▶ [WHAT IS ASKED] Look through the listing below and work out how many of its lines hold the word "standalone". Give only the number.

▶ [RECORDS FOR THE TASK]
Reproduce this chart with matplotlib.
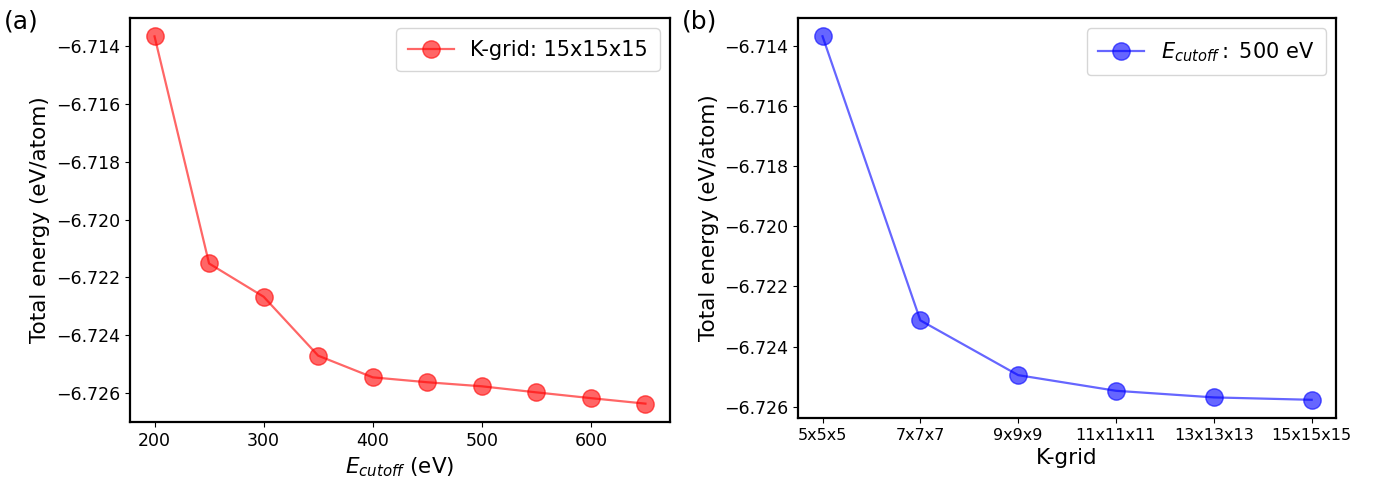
import matplotlib.pyplot as plt

# --- Data ---
# (a) cutoff energy convergence at K-grid 15x15x15
ecut = [200, 250, 300, 350, 400, 450, 500, 550, 600, 650]
energy_ecut = [-6.71366, -6.72152, -6.72267, -6.72471, -6.72546,
               -6.72563, -6.72577, -6.72598, -6.72618, -6.72637]

# (b) k-grid convergence at 500 eV
kgrid_labels = ['5x5x5', '7x7x7', '9x9x9', '11x11x11', '13x13x13', '15x15x15']
energy_kgrid = [-6.71369, -6.72313, -6.72495, -6.72547, -6.72569, -6.72577]

fig = plt.figure(figsize=(13.8, 4.83), dpi=100)

ax1 = fig.add_axes([0.0942, 0.1263, 0.3913, 0.8364])
ax2 = fig.add_axes([0.5783, 0.1346, 0.3899, 0.8280])

# panel (a)
ax1.plot(ecut, energy_ecut, '-o', color='red', alpha=0.6, markersize=12.5,
         linewidth=1.6, label='K-grid: 15x15x15')
ax1.set_xlabel(r'$E_{cutoff}$ (eV)', fontsize=15.5)
ax1.set_ylabel('Total energy (eV/atom)', fontsize=15.5)
ax1.legend(loc='upper right', fontsize=15, borderpad=0.55, handlelength=2.2)

# panel (b)
kx = list(range(len(kgrid_labels)))
ax2.plot(kx, energy_kgrid, '-o', color='blue', alpha=0.6, markersize=12.5,
         linewidth=1.6, label=r'$E_{cutoff}:$ 500 eV')
ax2.set_xticks(kx)
ax2.set_xticklabels(kgrid_labels)
ax2.set_xlabel('K-grid', fontsize=15.5)
ax2.set_ylabel('Total energy (eV/atom)', fontsize=15.5)
ax2.legend(loc='upper right', fontsize=15, borderpad=0.55, handlelength=2.2)

for ax in (ax1, ax2):
    ax.tick_params(labelsize=12.5)
    ax.set_yticks([-6.714, -6.716, -6.718, -6.720, -6.722, -6.724, -6.726])
    ax.set_yticklabels(['\u22126.714', '\u22126.716', '\u22126.718', '\u22126.720',
                        '\u22126.722', '\u22126.724', '\u22126.726'])
    for sp in ax.spines.values():
        sp.set_linewidth(1.6)

ax2.tick_params(axis='x', labelsize=11.5)

fig.text(0.003, 0.955, '(a)', fontsize=18, va='center')
fig.text(0.494, 0.955, '(b)', fontsize=18, va='center')

fig.savefig('out.png', dpi=100)
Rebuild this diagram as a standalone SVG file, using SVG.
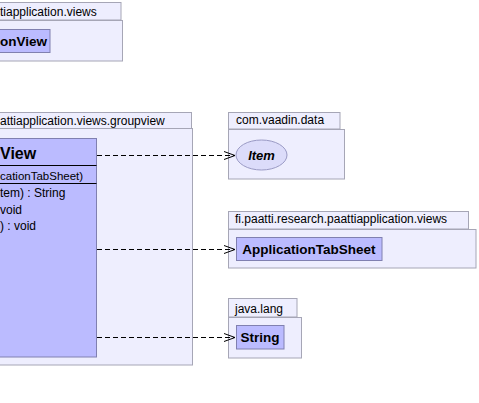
<svg xmlns="http://www.w3.org/2000/svg" width="479" height="403" viewBox="0 0 479 403">
<defs>
<style>
.pkg{fill:#eeeefe;stroke:#a6a6b6;stroke-width:1}
.cls{fill:#bbbbff;stroke:#8080b0;stroke-width:1}
.div{stroke:#000;stroke-width:1}
.lbl{font-family:"Liberation Sans",Arial,sans-serif;font-size:12px;fill:#000}
.nm{font-family:"Liberation Sans",Arial,sans-serif;font-size:13.5px;font-weight:bold;fill:#000}
.dep{fill:none;stroke:#000;stroke-width:1;stroke-dasharray:5,3}
.ah{fill:none;stroke:#000;stroke-width:1}
</style>
<marker id="open" markerWidth="12" markerHeight="10" refX="11" refY="5" orient="auto" markerUnits="userSpaceOnUse">
<path class="ah" d="M0,1 L11,5 L0,9"/>
</marker>
</defs>
<rect width="479" height="403" fill="#ffffff"/>
<g id="pkg-views-top">
<rect class="pkg" x="-5" y="2.5" width="126" height="17.5"/>
<rect class="pkg" x="-5" y="20.5" width="127.5" height="40.5"/>
<text class="lbl" x="0" y="15.5">tiapplication.views</text>
<g id="cls-onView">
<rect class="cls" x="-5" y="29.5" width="55" height="23"/>
<text class="nm" x="0" y="46">onView</text>
</g>
</g>
<g id="pkg-groupview">
<rect class="pkg" x="-5" y="112.5" width="196.5" height="16"/>
<rect class="pkg" x="-5" y="128.5" width="197.5" height="236.5"/>
<text class="lbl" x="0" y="125">attiapplication.views.groupview</text>
<g id="cls-View">
<rect class="cls" x="-5" y="138.5" width="101.5" height="218.5"/>
<text class="nm" x="0" y="159" style="font-size:16px">View</text>
<line class="div" x1="-5" y1="165.5" x2="96.5" y2="165.5"/>
<text class="lbl" x="0" y="180" style="font-size:11.5px">cationTabSheet)</text>
<line class="div" x1="-5" y1="183.5" x2="96.5" y2="183.5"/>
<text class="lbl" x="0" y="197">tem) : String</text>
<text class="lbl" x="0" y="214">void</text>
<text class="lbl" x="0" y="230">) : void</text>
</g>
</g>
<g id="pkg-vaadin">
<rect class="pkg" x="228.5" y="112.5" width="111.5" height="16.5"/>
<rect class="pkg" x="228.5" y="129.5" width="116" height="49.5"/>
<text class="lbl" x="236" y="124">com.vaadin.data</text>
<g id="cls-Item">
<ellipse cx="261.5" cy="155" rx="25.5" ry="15" fill="#dcdcfa" stroke="#9999c4"/>
<text class="nm" x="261.5" y="160" text-anchor="middle" style="font-size:13px;font-style:italic">Item</text>
</g>
</g>
<g id="pkg-views">
<rect class="pkg" x="228.5" y="211.5" width="240" height="17.5"/>
<rect class="pkg" x="228.5" y="229.5" width="247.5" height="38.5"/>
<text class="lbl" x="235" y="223">fi.paatti.research.paattiapplication.views</text>
<g id="cls-ApplicationTabSheet">
<rect class="cls" x="236.5" y="237.5" width="145.5" height="23"/>
<text class="nm" x="309" y="254" text-anchor="middle">ApplicationTabSheet</text>
</g>
</g>
<g id="pkg-javalang">
<rect class="pkg" x="228.5" y="298.5" width="68.5" height="18.5"/>
<rect class="pkg" x="228.5" y="317.5" width="73" height="40.5"/>
<text class="lbl" x="235" y="313">java.lang</text>
<g id="cls-String">
<rect class="cls" x="236.5" y="325.5" width="47.5" height="23.5"/>
<text class="nm" x="260" y="342" text-anchor="middle">String</text>
</g>
</g>
<g id="connectors">
<line class="dep" x1="97" y1="155.5" x2="235" y2="155.5" marker-end="url(#open)"/>
<line class="dep" x1="97" y1="249.5" x2="235" y2="249.5" marker-end="url(#open)"/>
<line class="dep" x1="97" y1="337.5" x2="235" y2="337.5" marker-end="url(#open)"/>
</g>
</svg>
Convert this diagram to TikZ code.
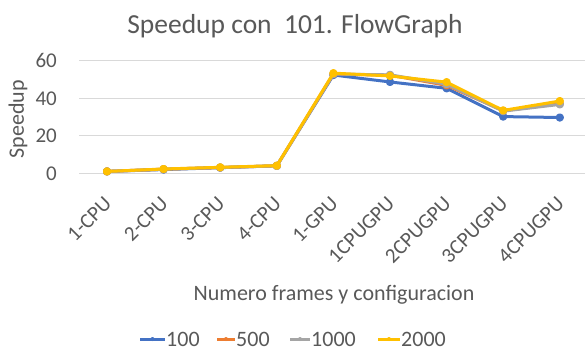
\documentclass[tikz,border=0pt]{standalone}
\usepackage{fontspec}
\usetikzlibrary{calc}
\setmainfont{Carlito}
\definecolor{txt}{HTML}{595959}
\definecolor{gridc}{HTML}{D9D9D9}
\definecolor{sblue}{HTML}{4472C4}
\definecolor{sorange}{HTML}{ED7D31}
\definecolor{sgray}{HTML}{A5A5A5}
\definecolor{syellow}{HTML}{FFC000}
\begin{document}
\begin{tikzpicture}[x=1pt,y=-1pt,
  lbl/.style={text=txt,inner sep=0pt,font=\fontsize{21}{24}\selectfont},
  ttl/.style={text=txt,inner sep=0pt,font=\fontsize{27.5}{32}\selectfont},
  axt/.style={text=txt,inner sep=0pt,font=\fontsize{22}{26}\selectfont},
  gline/.style={draw=gridc,line width=1pt},
  ser/.style={line width=3pt,line join=round,line cap=round},
  mk/.style={circle,inner sep=0pt,minimum size=4pt}]
\useasboundingbox (0,0) rectangle (585,348);
\fill[white] (0,0) rectangle (585,348);
% title
\node[ttl,anchor=base] (title) at (295,33) {Speedup con\ \ 101. FlowGraph};
% gridlines and y labels
\foreach \v/\n in {0/g0,20/g20,40/g40,60/g60}{
  \coordinate (\n l) at (79,{173.3-1.872*\v});
  \coordinate (\n r) at (585,{173.3-1.872*\v});
  \draw[gline] (\n l) -- (\n r);
  \node[lbl,anchor=east] (\n t) at (57,{173.3-1.872*\v}) {\v};
}
% y axis title
\node[axt,rotate=90] (ytitle) at (18,119) {Speedup};
% categories
\foreach \i/\c in {0/1-CPU,1/2-CPU,2/3-CPU,3/4-CPU,4/1-GPU,5/1CPUGPU,6/2CPUGPU,7/3CPUGPU,8/4CPUGPU}{
  \node[lbl,anchor=east,rotate=45] (cat\i) at ({107+56.6*\i+1},200) {\c};
}
% x axis title
\node[axt,anchor=base] (xtitle) at (334,300) {Numero frames y configuracion};
% series
\begin{scope}[shift={(107,173.3)},x=56.6pt,y=1.872pt]
\draw[sblue,ser] plot[mark=*,mark size=2.6pt] coordinates {(0,1) (1,2) (2,3) (3,4) (4,52.5) (5,48.8) (6,45.4) (7,30.3) (8,29.8)};
\draw[sorange,ser] plot[mark=*,mark size=2.6pt] coordinates {(0,1) (1,2.2) (2,3.1) (3,4) (4,53) (5,52.4) (6,47) (7,33.4) (8,37.2)};
\draw[sgray,ser] plot[mark=*,mark size=2.6pt] coordinates {(0,1) (1,2.2) (2,3.1) (3,4) (4,53) (5,52.6) (6,47.6) (7,33.2) (8,36.8)};
\draw[syellow,ser] plot[mark=*,mark size=2.6pt] coordinates {(0,1) (1,2.3) (2,3.2) (3,4.1) (4,53.5) (5,52) (6,48.7) (7,33.6) (8,38.6)};
\end{scope}
% legend
\foreach \a/\b/\col/\t/\n in {140/165/sblue/100/la,217/235/sorange/500/lb,290/310/sgray/1000/lc,378/400/syellow/2000/ld}{
  \coordinate (\n s) at (\a,339);
  \coordinate (\n e) at (\b,339);
  \draw[\col,line width=3pt] (\n s) -- (\n e);
  \node[mk,fill=\col] (\n m) at ($(\n s)!0.5!(\n e)$) {};
  \node[axt,anchor=west] (\n t) at (\b+1,339) {\t};
}
\end{tikzpicture}
\end{document}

▶ [EXERCISE SOLUTION] 2